The rest of the cast is equally strong, singers with the genuine operatic voices that the music ideally requires—surely this is one Sondheim show that has found its way into the opera house to stay. I can’t imagine a more smoothly integrated quartet—in the best City Opera tradition—than soprano Sarah Coburn (Johanna), tenor Andrew Drost (Pirelli), baritone Keith Phares (Anthony Hope), and bass Walter Charles (Judge Turpin). Sondheim himself was on hand opening night to enjoy the ovation.
And I suppose he deserves it, even if his musical style is a taste I am still trying to acquire. For sheer mechanical efficiency, Sweeney Todd may be his most dazzling achievement to date: Canonic development, thematic recollection and transformation, pregnant harmonic and rhythmic motifs, vocal polyphony, and dozens of other sophisticated devices are all used with extraordinary ingenuity. I only wish I didn’t find the ingenious rhyme schemes, the musical pastiches, and the clickety-clack tunes so drab, brittle, and mean-spirited, the characters so one-dimensional, and the cruelty of the piece so gratuitous, cynical, and finally pointless. Clearly a minority report. Some people have been saying the same about Puccini’s Tosca for a century, another “shabby little shocker” that refuses to go away.
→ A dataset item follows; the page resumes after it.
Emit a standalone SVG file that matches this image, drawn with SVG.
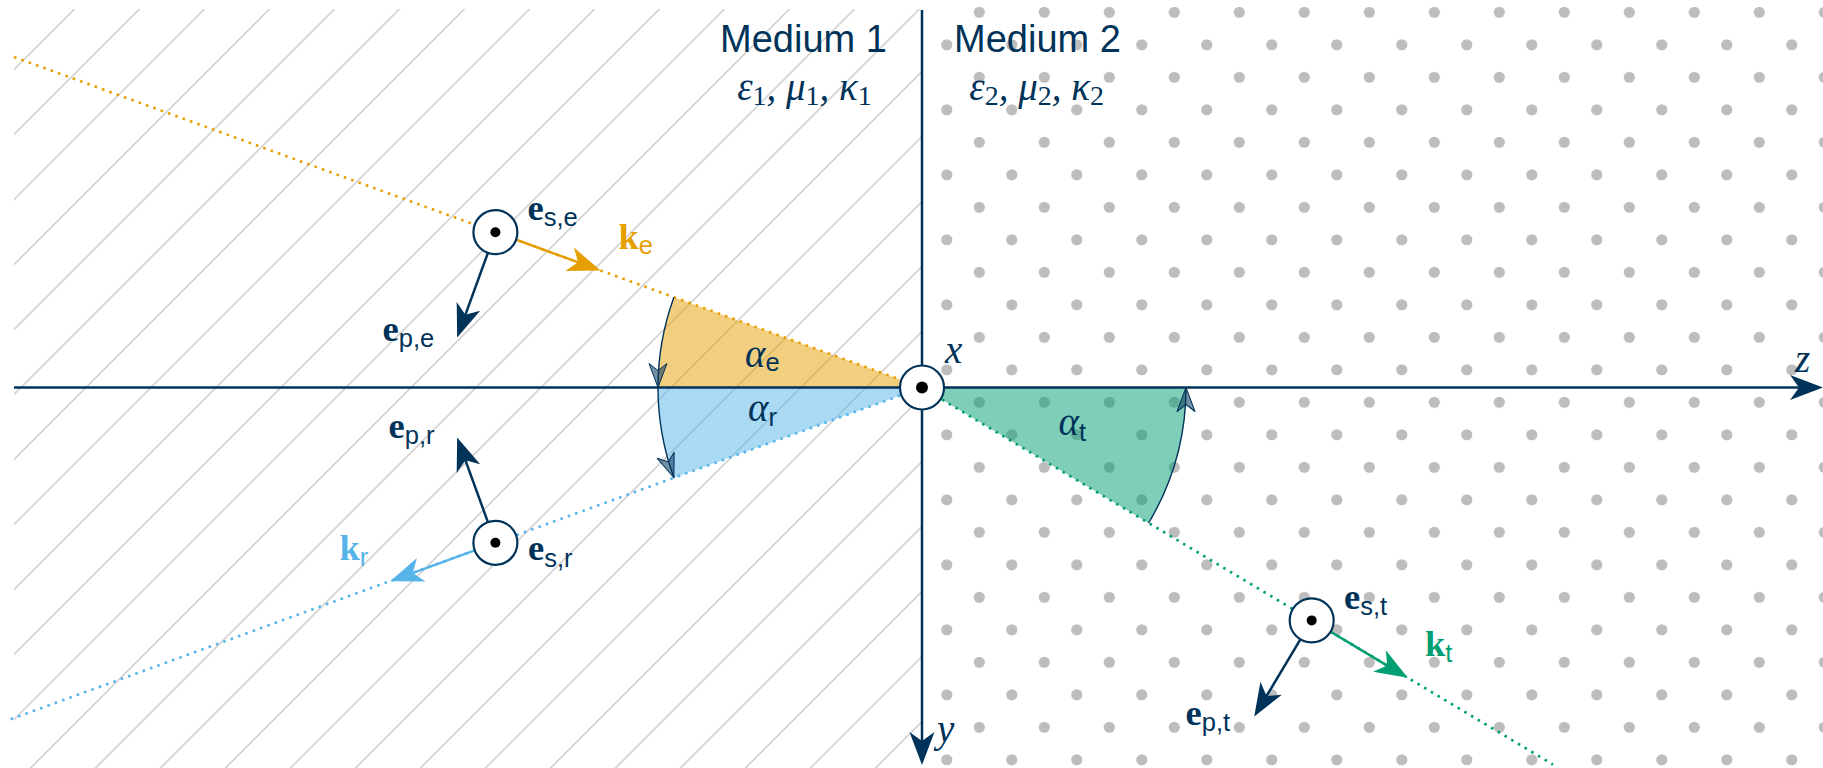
<svg xmlns="http://www.w3.org/2000/svg" width="1823" height="768" viewBox="0 0 1823 768">
<style>
.hatchline{stroke:#b9b9b9;stroke-width:1.1;fill:none}
.axis{stroke:#003359;stroke-width:2.5;fill:none}
.ray{fill:none;stroke-width:2.6;stroke-dasharray:2.6 5.2}
.arc{fill:none;stroke:#003359;stroke-width:1.4}
.vec{fill:none;stroke-width:2.5}
.pol{fill:#fff;stroke:#003359;stroke-width:2.2}
.dot{fill:#000}
.bv{font-family:"Liberation Serif",serif;font-weight:bold;font-size:36.5px;fill:#003359}
.sub{font-family:"Liberation Sans",Arial,sans-serif;font-weight:normal;font-style:normal;font-size:25.5px}
.math{font-family:"Liberation Serif",serif;font-style:italic;font-size:39px;fill:#003359}
.num{font-style:normal;font-size:28px}
.med{font-family:"Liberation Sans",Arial,sans-serif;font-size:38px;fill:#003359}
</style>
<defs>
<pattern id="hatch" patternUnits="userSpaceOnUse" x="18.5" y="0" width="65" height="65">
<path d="M-1,66 L66,-1 M-2,2 L2,-2 M63,67 L67,63" class="hatchline"/>
</pattern>
<pattern id="dots" patternUnits="userSpaceOnUse" x="53.05" y="61.05" width="65" height="65">
<circle cx="16.25" cy="16.25" r="5.6" fill="#bdbdbd"/>
<circle cx="48.75" cy="48.75" r="5.6" fill="#bdbdbd"/>
</pattern>
<marker id="ah-navy" markerUnits="userSpaceOnUse" orient="auto" refX="0" refY="0" markerWidth="10" markerHeight="10" style="overflow:visible">
<path d="M20,0 L-13,-12.5 L-4,0 L-13,12.5 Z" fill="#003359"/>
</marker>
<marker id="ah-orange" markerUnits="userSpaceOnUse" orient="auto" refX="0" refY="0" markerWidth="10" markerHeight="10" style="overflow:visible">
<path d="M20,0 L-13,-12.5 L-4,0 L-13,12.5 Z" fill="#E69F00"/>
</marker>
<marker id="ah-blue" markerUnits="userSpaceOnUse" orient="auto" refX="0" refY="0" markerWidth="10" markerHeight="10" style="overflow:visible">
<path d="M20,0 L-13,-12.5 L-4,0 L-13,12.5 Z" fill="#56B4E9"/>
</marker>
<marker id="ah-green" markerUnits="userSpaceOnUse" orient="auto" refX="0" refY="0" markerWidth="10" markerHeight="10" style="overflow:visible">
<path d="M20,0 L-13,-12.5 L-4,0 L-13,12.5 Z" fill="#009E73"/>
</marker>
<marker id="ah-arc" markerUnits="userSpaceOnUse" orient="auto" refX="0" refY="0" markerWidth="10" markerHeight="10" style="overflow:visible">
<path d="M0,0 L-24,-9 L-17,0 L-24,9 Z" fill="#003359" fill-opacity="0.55" stroke="#003359" stroke-width="1" stroke-linejoin="round"/>
</marker>
</defs>

<g id="media">
<rect x="14" y="9" width="908" height="759" fill="url(#hatch)"/>
<rect x="922" y="7" width="901" height="761" fill="url(#dots)"/>
</g>

<g id="angle-wedges">
<path d="M922,387.5 L673.92,297.21 A264,264 0 0,0 658,387.5 Z" fill="#E69F00" fill-opacity="0.5"/>
<path d="M922,387.5 L658,387.5 A264,264 0 0,0 673.92,477.79 Z" fill="#56B4E9" fill-opacity="0.5"/>
<path d="M922,387.5 L1148.6,523 A264,264 0 0,0 1186,387.5 Z" fill="#009E73" fill-opacity="0.5"/>
</g>

<g id="connectors">
<line class="ray" x1="14" y1="57" x2="922" y2="387.5" stroke="#E69F00"/>
<line class="ray" x1="922" y1="387.5" x2="8" y2="720.2" stroke="#56B4E9"/>
<line class="ray" x1="922" y1="387.5" x2="1553" y2="764.6" stroke="#009E73"/>
<line class="axis" x1="14" y1="387.5" x2="1803" y2="387.5" marker-end="url(#ah-navy)"/>
<line class="axis" x1="922" y1="10" x2="922" y2="745" marker-end="url(#ah-navy)"/>
<path class="arc" d="M673.92,297.21 A264,264 0 0,0 658,387.5" marker-end="url(#ah-arc)"/>
<path class="arc" d="M658,387.5 A264,264 0 0,0 673.92,477.79" marker-end="url(#ah-arc)"/>
<path class="arc" d="M1148.6,523 A264,264 0 0,0 1186,387.5" marker-end="url(#ah-arc)"/>
</g>

<g id="medium1-label">
<text class="med" x="803.5" y="52.3" text-anchor="middle">Medium 1</text>
<text class="math" x="804.5" y="100" text-anchor="middle">ε<tspan class="num" dy="4.5">1</tspan><tspan dy="-4.5">, μ</tspan><tspan class="num" dy="4.5">1</tspan><tspan dy="-4.5">, κ</tspan><tspan class="num" dy="4.5">1</tspan></text>
</g>
<g id="medium2-label">
<text class="med" x="1037.5" y="52.3" text-anchor="middle">Medium 2</text>
<text class="math" x="1036.7" y="100" text-anchor="middle">ε<tspan class="num" dy="4.5">2</tspan><tspan dy="-4.5">, μ</tspan><tspan class="num" dy="4.5">2</tspan><tspan dy="-4.5">, κ</tspan><tspan class="num" dy="4.5">2</tspan></text>
</g>

<g id="axis-labels">
<text class="math" x="945" y="363">x</text>
<text class="math" x="1795" y="371.5">z</text>
<text class="math" x="937" y="742">y</text>
</g>

<g id="angle-labels">
<text class="math" x="745" y="366.7">α<tspan class="sub" dy="4.3">e</tspan></text>
<text class="math" x="748" y="420.7">α<tspan class="sub" dy="5.3">r</tspan></text>
<text class="math" x="1058.5" y="435">α<tspan class="sub" dy="5.7">t</tspan></text>
</g>

<g id="origin">
<circle class="pol" cx="922" cy="387.5" r="22"/>
<circle class="dot" cx="922" cy="387.5" r="6"/>
</g>

<g id="pol-incident">
<line class="vec" x1="516.1" y1="239.7" x2="581.8" y2="263.7" stroke="#E69F00" marker-end="url(#ah-orange)"/>
<line class="vec" x1="487.9" y1="252.9" x2="464" y2="318.6" stroke="#003359" marker-end="url(#ah-navy)"/>
<circle class="pol" cx="495.4" cy="232.2" r="22"/>
<circle class="dot" cx="495.4" cy="232.2" r="5"/>
<text class="bv" x="527.5" y="219.5">e<tspan class="sub" dy="6.5">s,e</tspan></text>
<text class="bv" x="618.5" y="248.5" style="fill:#E69F00">k<tspan class="sub" dy="5.5">e</tspan></text>
<text class="bv" x="382.5" y="340.5">e<tspan class="sub" dy="6">p,e</tspan></text>
</g>

<g id="pol-reflected">
<line class="vec" x1="474.7" y1="550.3" x2="409" y2="574.3" stroke="#56B4E9" marker-end="url(#ah-blue)"/>
<line class="vec" x1="487.9" y1="522.1" x2="464" y2="456.4" stroke="#003359" marker-end="url(#ah-navy)"/>
<circle class="pol" cx="495.4" cy="542.8" r="22"/>
<circle class="dot" cx="495.4" cy="542.8" r="5"/>
<text class="bv" x="528" y="560">e<tspan class="sub" dy="6.5">s,r</tspan></text>
<text class="bv" x="339.5" y="560" style="fill:#56B4E9">k<tspan class="sub" dy="6">r</tspan></text>
<text class="bv" x="388.5" y="437.7">e<tspan class="sub" dy="6">p,r</tspan></text>
</g>

<g id="pol-transmitted">
<line class="vec" x1="1330.6" y1="631.7" x2="1390.6" y2="667.6" stroke="#009E73" marker-end="url(#ah-green)"/>
<line class="vec" x1="1300.4" y1="639.3" x2="1264.5" y2="699.4" stroke="#003359" marker-end="url(#ah-navy)"/>
<circle class="pol" cx="1311.7" cy="620.4" r="22"/>
<circle class="dot" cx="1311.7" cy="620.4" r="5"/>
<text class="bv" x="1344" y="609.3">e<tspan class="sub" dy="6">s,t</tspan></text>
<text class="bv" x="1425" y="656" style="fill:#009E73">k<tspan class="sub" dy="5.5">t</tspan></text>
<text class="bv" x="1185.5" y="725">e<tspan class="sub" dy="6">p,t</tspan></text>
</g>
</svg>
Perhaps the most refresh-ing aspect of the Metropolitan Opera’s new staging of Mozart’s Don Giovanni is its lack of pretension, a desire to challenge an audience with the piece itself rather than a production team’s bright new idea of it. And in this case, modesty hardly means inert routine. Director Marthe Keller has seen to it that all the characters onstage are developing personalities who move with a fluidity that is always rooted in the theatrical reality and absorbing musical perspectives the composer has provided. Michael Yeargan’s sets may strike some as a trifle minimalistic, but the traveling brick panels form an appropriate frame for the drama, permit lightning scene changes, and bring the action down front for our greater delectation of it. What a relief to have such a successful replacement to the Met’s previous Don Giovanni, a lumbering, decadently decorated affair from Franco Zeffirelli that never worked no matter how often it was tweaked.